There was a common understanding – and appreciation – of the value of things. “Why do you, with all these grand possessions, still covet our poor huts?” was an apparent lament of the oul’ Brits when Caesar arrived in 55 BCE or something like that. I take that to mean that the Brits had some understanding of what the empire stood for and had prominent citizens and traders visiting huge cites which dwarfed their own, possibly, more humble dwellings. Big fish in small ponds suddenly made aware – but so far ignored – that there were bigger fish in larger ponds.
Anyway, inevitably, people traveled, spreading news, ideas and culture and bringing with them desirable trade items – spices, scents, slaves, ivory from North Africa used for armor (see the account of Ferdia’s armor in The Táin) while the far flung western isle had, at least, both wolf hounds and gold.
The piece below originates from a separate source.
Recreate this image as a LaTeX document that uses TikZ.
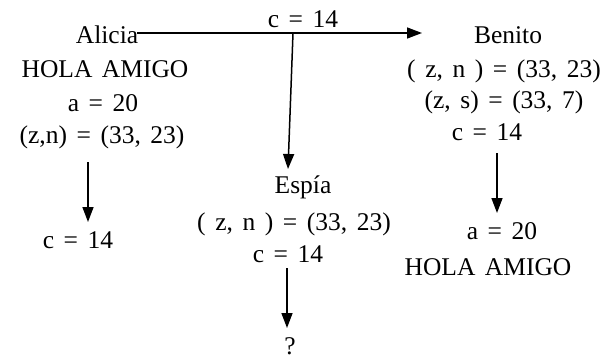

Extensive trade was long established with Gaulish Europe along settled sea routes while movement between the east coast of Ireland and what is now Scotland, Wales and England was common. Contact was probably less frequent with Greece, Scythia, Parthia, but shared knowledge – pottery, smelting – could never be unlearned while commodities like copper, tin, enamel, tortoiseshell, Tyrian purple dye from Murex glands, Falernian wine and slaves were common – but expensive – items.